─── Collected material
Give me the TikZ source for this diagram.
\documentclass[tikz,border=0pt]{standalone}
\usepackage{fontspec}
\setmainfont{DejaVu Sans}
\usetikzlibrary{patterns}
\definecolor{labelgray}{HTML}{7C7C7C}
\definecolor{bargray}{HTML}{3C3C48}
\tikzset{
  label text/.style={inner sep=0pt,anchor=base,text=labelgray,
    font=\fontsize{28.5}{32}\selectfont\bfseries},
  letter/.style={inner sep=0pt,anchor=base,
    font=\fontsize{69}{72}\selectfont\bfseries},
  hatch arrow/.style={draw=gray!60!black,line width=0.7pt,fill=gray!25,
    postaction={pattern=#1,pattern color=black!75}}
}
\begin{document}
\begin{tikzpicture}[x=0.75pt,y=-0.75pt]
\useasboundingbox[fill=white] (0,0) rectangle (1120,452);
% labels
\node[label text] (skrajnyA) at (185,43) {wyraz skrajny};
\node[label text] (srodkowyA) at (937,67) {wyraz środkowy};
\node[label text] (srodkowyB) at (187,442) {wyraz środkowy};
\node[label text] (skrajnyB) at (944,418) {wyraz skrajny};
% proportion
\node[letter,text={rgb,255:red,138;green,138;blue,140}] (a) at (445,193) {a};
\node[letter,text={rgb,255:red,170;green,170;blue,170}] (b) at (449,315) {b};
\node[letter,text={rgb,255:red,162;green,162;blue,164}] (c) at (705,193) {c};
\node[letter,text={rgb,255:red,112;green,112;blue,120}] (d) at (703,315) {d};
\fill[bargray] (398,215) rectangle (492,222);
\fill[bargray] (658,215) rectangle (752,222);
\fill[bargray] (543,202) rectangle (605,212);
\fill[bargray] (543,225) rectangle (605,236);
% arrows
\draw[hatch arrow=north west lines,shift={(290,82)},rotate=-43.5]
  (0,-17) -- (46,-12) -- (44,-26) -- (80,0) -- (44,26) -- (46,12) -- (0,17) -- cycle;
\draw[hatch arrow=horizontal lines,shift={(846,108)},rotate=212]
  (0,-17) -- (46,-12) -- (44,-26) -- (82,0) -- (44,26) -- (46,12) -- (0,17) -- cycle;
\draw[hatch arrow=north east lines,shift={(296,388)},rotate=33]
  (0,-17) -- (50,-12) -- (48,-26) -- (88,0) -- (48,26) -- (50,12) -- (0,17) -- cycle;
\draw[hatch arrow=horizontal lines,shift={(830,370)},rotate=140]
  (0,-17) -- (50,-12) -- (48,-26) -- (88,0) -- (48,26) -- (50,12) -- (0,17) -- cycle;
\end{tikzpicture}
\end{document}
──────
Please output the complete data exactly.

Give me the TikZ source for this diagram.
\documentclass[tikz,border=0pt]{standalone}
\usepackage{fontspec}
\setmainfont{DejaVu Sans}
\usetikzlibrary{patterns}
\definecolor{labelgray}{HTML}{7C7C7C}
\definecolor{bargray}{HTML}{3C3C48}
\tikzset{
  label text/.style={inner sep=0pt,anchor=base,text=labelgray,
    font=\fontsize{28.5}{32}\selectfont\bfseries},
  letter/.style={inner sep=0pt,anchor=base,
    font=\fontsize{69}{72}\selectfont\bfseries},
  hatch arrow/.style={draw=gray!60!black,line width=0.7pt,fill=gray!25,
    postaction={pattern=#1,pattern color=black!75}}
}
\begin{document}
\begin{tikzpicture}[x=0.75pt,y=-0.75pt]
\useasboundingbox[fill=white] (0,0) rectangle (1120,452);
% labels
\node[label text] (skrajnyA) at (185,43) {wyraz skrajny};
\node[label text] (srodkowyA) at (937,67) {wyraz środkowy};
\node[label text] (srodkowyB) at (187,442) {wyraz środkowy};
\node[label text] (skrajnyB) at (944,418) {wyraz skrajny};
% proportion
\node[letter,text={rgb,255:red,138;green,138;blue,140}] (a) at (445,193) {a};
\node[letter,text={rgb,255:red,170;green,170;blue,170}] (b) at (449,315) {b};
\node[letter,text={rgb,255:red,162;green,162;blue,164}] (c) at (705,193) {c};
\node[letter,text={rgb,255:red,112;green,112;blue,120}] (d) at (703,315) {d};
\fill[bargray] (398,215) rectangle (492,222);
\fill[bargray] (658,215) rectangle (752,222);
\fill[bargray] (543,202) rectangle (605,212);
\fill[bargray] (543,225) rectangle (605,236);
% arrows
\draw[hatch arrow=north west lines,shift={(290,82)},rotate=-43.5]
  (0,-17) -- (46,-12) -- (44,-26) -- (80,0) -- (44,26) -- (46,12) -- (0,17) -- cycle;
\draw[hatch arrow=horizontal lines,shift={(846,108)},rotate=212]
  (0,-17) -- (46,-12) -- (44,-26) -- (82,0) -- (44,26) -- (46,12) -- (0,17) -- cycle;
\draw[hatch arrow=north east lines,shift={(296,388)},rotate=33]
  (0,-17) -- (50,-12) -- (48,-26) -- (88,0) -- (48,26) -- (50,12) -- (0,17) -- cycle;
\draw[hatch arrow=horizontal lines,shift={(830,370)},rotate=140]
  (0,-17) -- (50,-12) -- (48,-26) -- (88,0) -- (48,26) -- (50,12) -- (0,17) -- cycle;
\end{tikzpicture}
\end{document}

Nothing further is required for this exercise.